Sektörün uyum içerisinde çalışmasıyla geçmişte olduğu gibi yeniden kendi kendine yeten ve dış ticarette yerli ürünlerle net ihracatçı konumda olmayı hedeflediklerini belirten Özdemir, bakliyatta yerli üretim ve ihracatın artmasını temenni ettiklerini kaydetti.
FAO istatistiklerine göre son 35 yılda dünya bakliyat üretiminde yüzde 70 artış yaşanırken, Türkiye’de yarı yarıya azalarak 2022 yılında 1,3 milyon tona gerilediğini söyleyen Özdemir, TÜİK tahminlerine göre 2023 yılı bakliyat üretiminin aynı seviyede olmasını beklediklerini ifade etti.
Bu yılın ocak-eylül döneminde Türkiye’nin dış ticaret hacminde 863 bin ton bakliyat ihraç edilirken bunun karşılığında 779 milyon dolar gelir sağladığına söyleyen Başkan Özdemir, miktar olarak 1 milyon 295 bin ton, değer olarak 910 milyon dolar bakliyat ithalatı gerçekleştiğini belirtti. Özdemir, “Bakliyatta hem miktar hem değer olarak net ithalatçıyız. Üstelik gerçekleştirdiğimiz ihracatın yüzde 70’i kırmızı mercimek ve kuru bezelyeye (yüzde 46 kırmızı mercimek, yüzde 24 kuru bezelye) dayanıyor. Yani ihracatımız ithalata bağımlı. Yeterlilik açısından incelendiğinde bakliyatta yüzde 83’lük oran ile kendi kendimize yetemiyoruz. Ürün bazında bakıldığında ülkemiz şu an sadece kuru fasulyede yüzde 107 ile kendi kendine yeterli durumda. Bu oran nohut için yüzde 96, kırmızı mercimekte yüzde 57 ve yeşil mercimekte yüzde 51. Üretimin geçen yıl ile aynı seviyede kalması öngörüldüğünden bu tablonun devam etmesi bekleniyor” diye konuştu.

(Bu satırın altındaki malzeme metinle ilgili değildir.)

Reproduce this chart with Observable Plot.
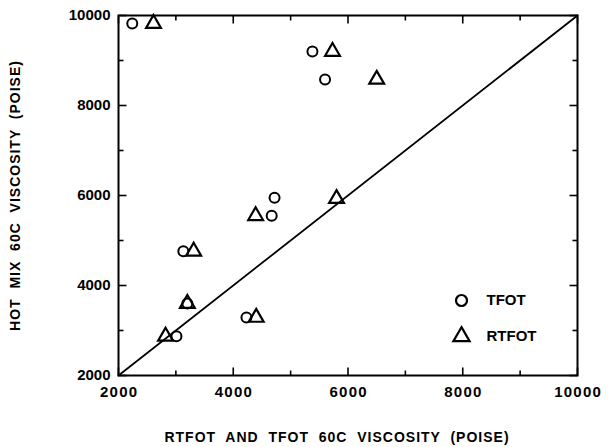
<!DOCTYPE html>
<html>
<head>
<meta charset="utf-8">
<script src="https://cdn.jsdelivr.net/npm/d3@7"></script>
<script src="https://cdn.jsdelivr.net/npm/@observablehq/plot@0.6"></script>
<style>
  html, body { margin: 0; padding: 0; background: #fff; }
</style>
</head>
<body>
<div id="c"></div>
<script>
const seriesNames = ["TFOT", "RTFOT"];
const tfotX  = [2240, 5380, 5600, 4720, 4670, 3130, 3200, 4230, 3010];
const tfotY  = [9820, 9200, 8580, 5950, 5550, 4760, 3600, 3290, 2870];
const rtfotX = [2610, 5730, 6500, 5800, 4390, 3310, 3200, 4400, 2820];
const rtfotY = [9820, 9200, 8580, 5930, 5550, 4760, 3600, 3290, 2870];
const majorTicks = [2000, 4000, 6000, 8000, 10000];
const minorTicks = [3000, 5000, 7000, 9000];
const domainEnds = [2000, 10000];
const xTitle = "RTFOT  AND  TFOT  60C  VISCOSITY  (POISE)";
const yTitle = "HOT  MIX  60C  VISCOSITY  (POISE)";

const tfot = tfotX.map((x, i) => ({x, y: tfotY[i]}));
const rtfot = rtfotX.map((x, i) => ({x, y: rtfotY[i]}));
const [lo, hi] = domainEnds;
const frameCorners = [[lo, lo], [hi, lo], [hi, hi], [lo, hi], [lo, lo]];

const W = 608, H = 447, mL = 118, mR = 31, mT = 15, mB = 72;
const FONT = "Liberation Sans, Arial, sans-serif";

const tickSym = (dx, dy) => ({draw(ctx) { ctx.moveTo(0, 0); ctx.lineTo(dx, dy); }});
const tickOpts = {stroke: "#000", strokeWidth: 1.6};

const chart = Plot.plot({
  width: W,
  height: H,
  marginLeft: mL,
  marginRight: mR,
  marginTop: mT,
  marginBottom: mB,
  style: {fontFamily: FONT, fontWeight: "bold", color: "#000"},
  x: {domain: domainEnds, axis: null},
  y: {domain: domainEnds, axis: null},
  marks: [
    Plot.frame({stroke: "#000", strokeWidth: 2}),
    Plot.dot(majorTicks, {x: d => d, frameAnchor: "bottom", symbol: tickSym(0, -8), ...tickOpts}),
    Plot.dot(minorTicks, {x: d => d, frameAnchor: "bottom", symbol: tickSym(0, -5), ...tickOpts}),
    Plot.dot(majorTicks, {x: d => d, frameAnchor: "top", symbol: tickSym(0, 8), ...tickOpts}),
    Plot.dot(minorTicks, {x: d => d, frameAnchor: "top", symbol: tickSym(0, 5), ...tickOpts}),
    Plot.dot(majorTicks, {y: d => d, frameAnchor: "left", symbol: tickSym(8, 0), ...tickOpts}),
    Plot.dot(minorTicks, {y: d => d, frameAnchor: "left", symbol: tickSym(5, 0), ...tickOpts}),
    Plot.dot(majorTicks, {y: d => d, frameAnchor: "right", symbol: tickSym(-8, 0), ...tickOpts}),
    Plot.dot(minorTicks, {y: d => d, frameAnchor: "right", symbol: tickSym(-5, 0), ...tickOpts}),
    // tick labels
    Plot.text(majorTicks, {x: d => d, frameAnchor: "bottom", dy: 17, text: d => String(d).split("").join("\u200A"),
      fontSize: 15, fontWeight: "bold", fill: "#000", textAnchor: "middle", lineAnchor: "middle"}),
    Plot.text(majorTicks, {y: d => d, frameAnchor: "left", dx: -8, text: d => String(d),
      fontSize: 15, fontWeight: "bold", fill: "#000", textAnchor: "end", lineAnchor: "middle"}),
    // axis titles
    Plot.text([xTitle], {frameAnchor: "bottom", dx: -11, dy: 62, text: d => d, textAnchor: "middle", fontSize: 14, fontWeight: "bold", fill: "#000", lineAnchor: "middle"}),
    Plot.text([yTitle], {frameAnchor: "left", dx: -103, text: d => d, rotate: -90, textAnchor: "middle", fontSize: 14, fontWeight: "bold", fill: "#000", lineAnchor: "middle"}),
    // line of equality
    Plot.line(domainEnds, {x: d => d, y: d => d, stroke: "#000", strokeWidth: 1.8}),
    // data
    Plot.dot(tfot, {x: "x", y: "y", symbol: "circle", r: 5, stroke: "#000", strokeWidth: 2, fill: "none"}),
    Plot.dot(rtfot, {x: "x", y: "y", symbol: "triangle", r: 5.5, stroke: "#000", strokeWidth: 2.2, fill: "none"}),
    // legend
    Plot.dot(seriesNames.slice(0, 1), {frameAnchor: "bottom-right", dx: -116, dy: -75, symbol: "circle", r: 5.5, stroke: "#000", strokeWidth: 2.2, fill: "none"}),
    Plot.dot(seriesNames.slice(1, 2), {frameAnchor: "bottom-right", dx: -116, dy: -39, symbol: "triangle", r: 6, stroke: "#000", strokeWidth: 2.2, fill: "none"}),
    Plot.text(seriesNames.slice(0, 1), {frameAnchor: "bottom-right", dx: -91, dy: -75, text: d => d, textAnchor: "start", lineAnchor: "middle", fontSize: 15, fontWeight: "bold", fill: "#000"}),
    Plot.text(seriesNames.slice(1, 2), {frameAnchor: "bottom-right", dx: -91, dy: -39, text: d => d, textAnchor: "start", lineAnchor: "middle", fontSize: 15, fontWeight: "bold", fill: "#000"})
  ]
});
document.getElementById("c").appendChild(chart);

// letter spacing for the spaced-out axis titles
chart.querySelectorAll('g[aria-label="text"] text').forEach(t => {
  const s = t.textContent;
  if (s === xTitle || s === yTitle) t.setAttribute("letter-spacing", "1");
});

// fallback: if the frame did not come out visibly, redraw frame & ticks with Plot's scales
const fr = chart.querySelector('[aria-label="frame"]');
let ok = false;
try { const b = fr && fr.getBBox(); ok = b && b.width > 0; } catch (e) { ok = false; }
if (!ok) {
  const sx = chart.scale("x"), sy = chart.scale("y");
  const X = v => sx.apply(v), Y = v => sy.apply(v);
  const g = d3.select(chart).append("g").attr("fill", "none").attr("stroke", "#000");
  g.append("path").attr("stroke-width", 2)
    .attr("d", "M" + frameCorners.map(([a, b]) => `${X(a)},${Y(b)}`).join("L"));
  const tickPath = [];
  majorTicks.forEach(v => { tickPath.push(`M${X(v)},${Y(lo)}v-8`, `M${X(v)},${Y(hi)}v8`, `M${X(lo)},${Y(v)}h8`, `M${X(hi)},${Y(v)}h-8`); });
  minorTicks.forEach(v => { tickPath.push(`M${X(v)},${Y(lo)}v-5`, `M${X(v)},${Y(hi)}v5`, `M${X(lo)},${Y(v)}h5`, `M${X(hi)},${Y(v)}h-5`); });
  g.append("path").attr("stroke-width", 1.6).attr("d", tickPath.join(""));
}
</script>
</body>
</html>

Türkiye’de 202 milyon dekarlık alanda tarımın işlendiğine ve bu alanların 30 milyon dekarının nadas alanı olduğuna atıfta bulunan Özdemir, “Tarım Bakanlığı’nın açıklamasına göre ülkemizde 20 milyon dekar atıl alan var. Kuru baklagiller toprağı besleyici ve verimi artırıcı özellikleri ile bu alanlar için idealdir. Nadas alanları ve atıl arazilerin beşte biri dahi bakliyat üretimine yönlendirilirse bakliyatta arz açığı kalmayacaktır” dedi. Özdemir ayrıca uygulamada olan Havza Bazlı Destekleme Modelinde, Türkiye’deki ilçelerin neredeyse tamamının ayrı birer havza ilan edildiğinden yakınarak, “Nohut 566, kuru fasulye 381 ve mercimek 266 havzada destekleniyor. Yani her bir ürün çok farklı bölgelerde ve fazla sayıda havzada destekleniyor. Dolayısıyla hem işlevine hem de amacına hizmet etmiyor. Oysa bu modelin amacını ismine uygun şekilde tek kelime ile kümelenme olarak açıklanabilir. Ana amaç her bir ürünün en verimli üretileceği bölgeleri belirlemek olmalı ve kümelenme sağlayacak şekilde her havzada sınırlı sayıda ürün desteklenmeli” ifadelerine yer verdi.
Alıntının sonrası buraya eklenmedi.